Restate the listing that follows word for word, without its pictures.

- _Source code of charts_
+++

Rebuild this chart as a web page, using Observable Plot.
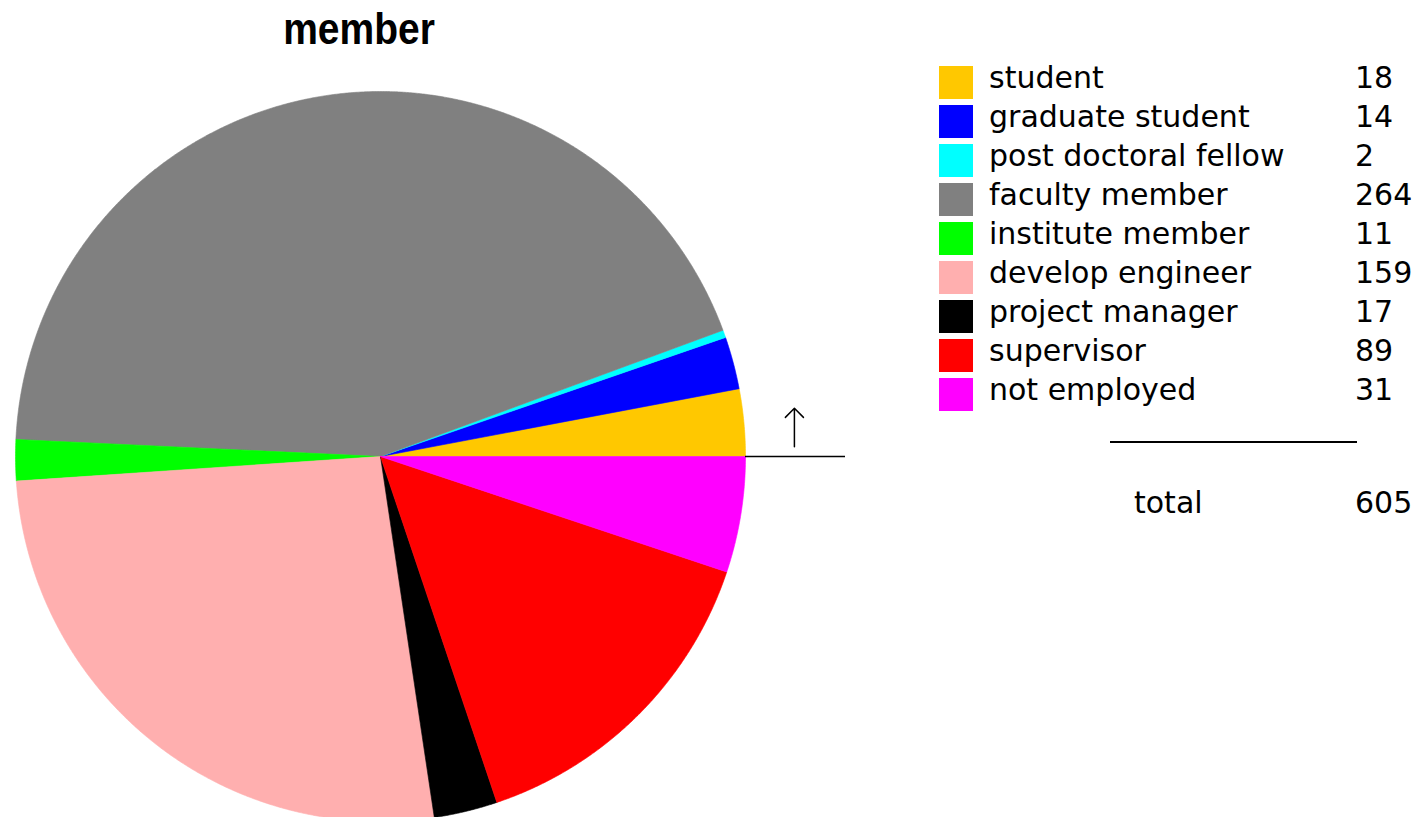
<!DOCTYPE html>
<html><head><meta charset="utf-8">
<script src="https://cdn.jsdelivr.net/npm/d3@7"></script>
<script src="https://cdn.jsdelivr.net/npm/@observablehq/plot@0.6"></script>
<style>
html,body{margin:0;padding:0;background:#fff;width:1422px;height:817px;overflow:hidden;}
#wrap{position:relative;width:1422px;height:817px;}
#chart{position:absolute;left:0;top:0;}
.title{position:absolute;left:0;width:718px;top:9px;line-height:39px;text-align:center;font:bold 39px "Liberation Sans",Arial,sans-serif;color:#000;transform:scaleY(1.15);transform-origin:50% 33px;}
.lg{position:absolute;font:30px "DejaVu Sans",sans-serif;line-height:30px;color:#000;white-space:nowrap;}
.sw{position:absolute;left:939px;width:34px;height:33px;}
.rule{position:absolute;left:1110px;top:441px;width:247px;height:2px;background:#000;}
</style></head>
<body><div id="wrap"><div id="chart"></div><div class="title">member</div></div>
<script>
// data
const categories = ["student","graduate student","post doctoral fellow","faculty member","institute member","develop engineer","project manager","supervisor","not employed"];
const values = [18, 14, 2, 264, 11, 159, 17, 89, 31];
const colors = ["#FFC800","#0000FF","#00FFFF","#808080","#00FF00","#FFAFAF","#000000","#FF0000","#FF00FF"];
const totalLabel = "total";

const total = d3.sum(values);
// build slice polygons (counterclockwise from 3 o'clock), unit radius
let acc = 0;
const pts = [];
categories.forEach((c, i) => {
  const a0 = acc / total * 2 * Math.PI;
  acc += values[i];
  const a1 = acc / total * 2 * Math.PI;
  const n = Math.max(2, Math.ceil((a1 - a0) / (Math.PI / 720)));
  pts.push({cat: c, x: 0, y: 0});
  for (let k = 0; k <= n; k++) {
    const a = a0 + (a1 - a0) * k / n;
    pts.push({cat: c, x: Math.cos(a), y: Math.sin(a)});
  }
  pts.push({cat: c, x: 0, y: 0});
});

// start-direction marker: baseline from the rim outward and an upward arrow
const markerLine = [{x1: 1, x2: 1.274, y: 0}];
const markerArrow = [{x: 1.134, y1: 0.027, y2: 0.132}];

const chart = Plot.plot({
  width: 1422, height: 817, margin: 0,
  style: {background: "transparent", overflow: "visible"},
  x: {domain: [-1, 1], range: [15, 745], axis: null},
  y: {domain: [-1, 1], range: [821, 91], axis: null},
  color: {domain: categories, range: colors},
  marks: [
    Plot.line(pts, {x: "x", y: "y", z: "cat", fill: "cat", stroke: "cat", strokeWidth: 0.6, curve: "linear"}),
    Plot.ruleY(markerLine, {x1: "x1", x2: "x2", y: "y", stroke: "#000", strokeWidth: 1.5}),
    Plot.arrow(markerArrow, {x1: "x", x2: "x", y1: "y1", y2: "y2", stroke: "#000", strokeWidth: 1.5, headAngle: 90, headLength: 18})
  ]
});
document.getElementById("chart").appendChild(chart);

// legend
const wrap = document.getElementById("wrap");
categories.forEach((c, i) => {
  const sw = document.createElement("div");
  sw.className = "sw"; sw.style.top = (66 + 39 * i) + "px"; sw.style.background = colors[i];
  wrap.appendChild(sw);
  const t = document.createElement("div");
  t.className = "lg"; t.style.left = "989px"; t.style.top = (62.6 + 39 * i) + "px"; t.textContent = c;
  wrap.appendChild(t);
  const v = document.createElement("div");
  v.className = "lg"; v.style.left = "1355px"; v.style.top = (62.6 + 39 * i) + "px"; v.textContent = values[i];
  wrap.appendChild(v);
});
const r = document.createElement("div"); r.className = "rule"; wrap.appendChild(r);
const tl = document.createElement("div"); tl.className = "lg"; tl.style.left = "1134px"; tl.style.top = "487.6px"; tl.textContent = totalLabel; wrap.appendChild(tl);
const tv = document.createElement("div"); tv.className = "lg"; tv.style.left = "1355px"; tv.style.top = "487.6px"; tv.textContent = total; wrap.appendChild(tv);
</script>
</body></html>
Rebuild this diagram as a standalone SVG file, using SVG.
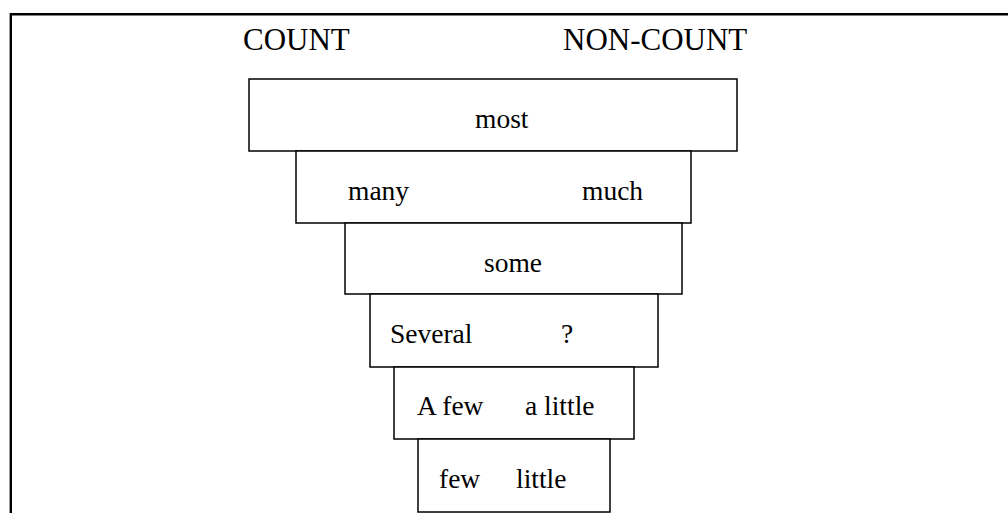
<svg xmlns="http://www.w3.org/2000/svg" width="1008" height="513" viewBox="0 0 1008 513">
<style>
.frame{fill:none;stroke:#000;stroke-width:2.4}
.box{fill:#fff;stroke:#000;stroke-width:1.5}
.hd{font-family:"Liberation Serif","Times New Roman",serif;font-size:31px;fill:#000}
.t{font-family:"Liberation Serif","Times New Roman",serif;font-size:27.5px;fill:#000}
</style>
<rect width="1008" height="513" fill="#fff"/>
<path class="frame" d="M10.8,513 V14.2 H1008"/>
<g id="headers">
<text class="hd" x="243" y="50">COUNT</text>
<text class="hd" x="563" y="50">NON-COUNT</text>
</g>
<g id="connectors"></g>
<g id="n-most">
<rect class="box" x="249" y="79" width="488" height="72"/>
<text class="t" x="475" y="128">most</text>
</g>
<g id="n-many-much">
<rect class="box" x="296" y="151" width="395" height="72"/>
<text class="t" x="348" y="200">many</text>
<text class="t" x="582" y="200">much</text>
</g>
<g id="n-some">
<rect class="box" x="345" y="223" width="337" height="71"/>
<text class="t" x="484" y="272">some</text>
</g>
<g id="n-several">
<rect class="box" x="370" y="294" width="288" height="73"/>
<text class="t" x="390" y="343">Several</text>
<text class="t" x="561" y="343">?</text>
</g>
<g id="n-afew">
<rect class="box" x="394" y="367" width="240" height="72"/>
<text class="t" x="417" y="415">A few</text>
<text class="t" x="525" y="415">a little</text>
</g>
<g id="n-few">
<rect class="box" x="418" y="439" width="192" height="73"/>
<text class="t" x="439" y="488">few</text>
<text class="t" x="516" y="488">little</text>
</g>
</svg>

+++

- _The solution_
Rebuild this chart as a web page, using Observable Plot.
<!DOCTYPE html>
<html><head><meta charset="utf-8">
<script src="https://cdn.jsdelivr.net/npm/d3@7"></script>
<script src="https://cdn.jsdelivr.net/npm/@observablehq/plot@0.6"></script>
<style>
html,body{margin:0;padding:0;background:#fff;width:1422px;height:817px;overflow:hidden;}
#wrap{position:relative;width:1422px;height:817px;}
#chart{position:absolute;left:0;top:0;}
.title{position:absolute;left:0;width:718px;top:9px;line-height:39px;text-align:center;font:bold 39px "Liberation Sans",Arial,sans-serif;color:#000;transform:scaleY(1.15);transform-origin:50% 33px;}
.lg{position:absolute;font:30px "DejaVu Sans",sans-serif;line-height:30px;color:#000;white-space:nowrap;}
.sw{position:absolute;left:939px;width:34px;height:33px;}
.rule{position:absolute;left:1110px;top:441px;width:247px;height:2px;background:#000;}
</style></head>
<body><div id="wrap"><div id="chart"></div><div class="title">member</div></div>
<script>
// data
const categories = ["student","graduate student","post doctoral fellow","faculty member","institute member","develop engineer","project manager","supervisor","not employed"];
const values = [18, 14, 2, 264, 11, 159, 17, 89, 31];
const colors = ["#FFC800","#0000FF","#00FFFF","#808080","#00FF00","#FFAFAF","#000000","#FF0000","#FF00FF"];
const totalLabel = "total";

const total = d3.sum(values);
// build slice polygons (counterclockwise from 3 o'clock), unit radius
let acc = 0;
const pts = [];
categories.forEach((c, i) => {
  const a0 = acc / total * 2 * Math.PI;
  acc += values[i];
  const a1 = acc / total * 2 * Math.PI;
  const n = Math.max(2, Math.ceil((a1 - a0) / (Math.PI / 720)));
  pts.push({cat: c, x: 0, y: 0});
  for (let k = 0; k <= n; k++) {
    const a = a0 + (a1 - a0) * k / n;
    pts.push({cat: c, x: Math.cos(a), y: Math.sin(a)});
  }
  pts.push({cat: c, x: 0, y: 0});
});

// start-direction marker: baseline from the rim outward and an upward arrow
const markerLine = [{x1: 1, x2: 1.274, y: 0}];
const markerArrow = [{x: 1.134, y1: 0.027, y2: 0.132}];

const chart = Plot.plot({
  width: 1422, height: 817, margin: 0,
  style: {background: "transparent", overflow: "visible"},
  x: {domain: [-1, 1], range: [15, 745], axis: null},
  y: {domain: [-1, 1], range: [821, 91], axis: null},
  color: {domain: categories, range: colors},
  marks: [
    Plot.line(pts, {x: "x", y: "y", z: "cat", fill: "cat", stroke: "cat", strokeWidth: 0.6, curve: "linear"}),
    Plot.ruleY(markerLine, {x1: "x1", x2: "x2", y: "y", stroke: "#000", strokeWidth: 1.5}),
    Plot.arrow(markerArrow, {x1: "x", x2: "x", y1: "y1", y2: "y2", stroke: "#000", strokeWidth: 1.5, headAngle: 90, headLength: 18})
  ]
});
document.getElementById("chart").appendChild(chart);

// legend
const wrap = document.getElementById("wrap");
categories.forEach((c, i) => {
  const sw = document.createElement("div");
  sw.className = "sw"; sw.style.top = (66 + 39 * i) + "px"; sw.style.background = colors[i];
  wrap.appendChild(sw);
  const t = document.createElement("div");
  t.className = "lg"; t.style.left = "989px"; t.style.top = (62.6 + 39 * i) + "px"; t.textContent = c;
  wrap.appendChild(t);
  const v = document.createElement("div");
  v.className = "lg"; v.style.left = "1355px"; v.style.top = (62.6 + 39 * i) + "px"; v.textContent = values[i];
  wrap.appendChild(v);
});
const r = document.createElement("div"); r.className = "rule"; wrap.appendChild(r);
const tl = document.createElement("div"); tl.className = "lg"; tl.style.left = "1134px"; tl.style.top = "487.6px"; tl.textContent = totalLabel; wrap.appendChild(tl);
const tv = document.createElement("div"); tv.className = "lg"; tv.style.left = "1355px"; tv.style.top = "487.6px"; tv.textContent = total; wrap.appendChild(tv);
</script>
</body></html>
Rebuild this diagram as a standalone SVG file, using SVG.
<svg xmlns="http://www.w3.org/2000/svg" width="1008" height="513" viewBox="0 0 1008 513">
<style>
.frame{fill:none;stroke:#000;stroke-width:2.4}
.box{fill:#fff;stroke:#000;stroke-width:1.5}
.hd{font-family:"Liberation Serif","Times New Roman",serif;font-size:31px;fill:#000}
.t{font-family:"Liberation Serif","Times New Roman",serif;font-size:27.5px;fill:#000}
</style>
<rect width="1008" height="513" fill="#fff"/>
<path class="frame" d="M10.8,513 V14.2 H1008"/>
<g id="headers">
<text class="hd" x="243" y="50">COUNT</text>
<text class="hd" x="563" y="50">NON-COUNT</text>
</g>
<g id="connectors"></g>
<g id="n-most">
<rect class="box" x="249" y="79" width="488" height="72"/>
<text class="t" x="475" y="128">most</text>
</g>
<g id="n-many-much">
<rect class="box" x="296" y="151" width="395" height="72"/>
<text class="t" x="348" y="200">many</text>
<text class="t" x="582" y="200">much</text>
</g>
<g id="n-some">
<rect class="box" x="345" y="223" width="337" height="71"/>
<text class="t" x="484" y="272">some</text>
</g>
<g id="n-several">
<rect class="box" x="370" y="294" width="288" height="73"/>
<text class="t" x="390" y="343">Several</text>
<text class="t" x="561" y="343">?</text>
</g>
<g id="n-afew">
<rect class="box" x="394" y="367" width="240" height="72"/>
<text class="t" x="417" y="415">A few</text>
<text class="t" x="525" y="415">a little</text>
</g>
<g id="n-few">
<rect class="box" x="418" y="439" width="192" height="73"/>
<text class="t" x="439" y="488">few</text>
<text class="t" x="516" y="488">little</text>
</g>
</svg>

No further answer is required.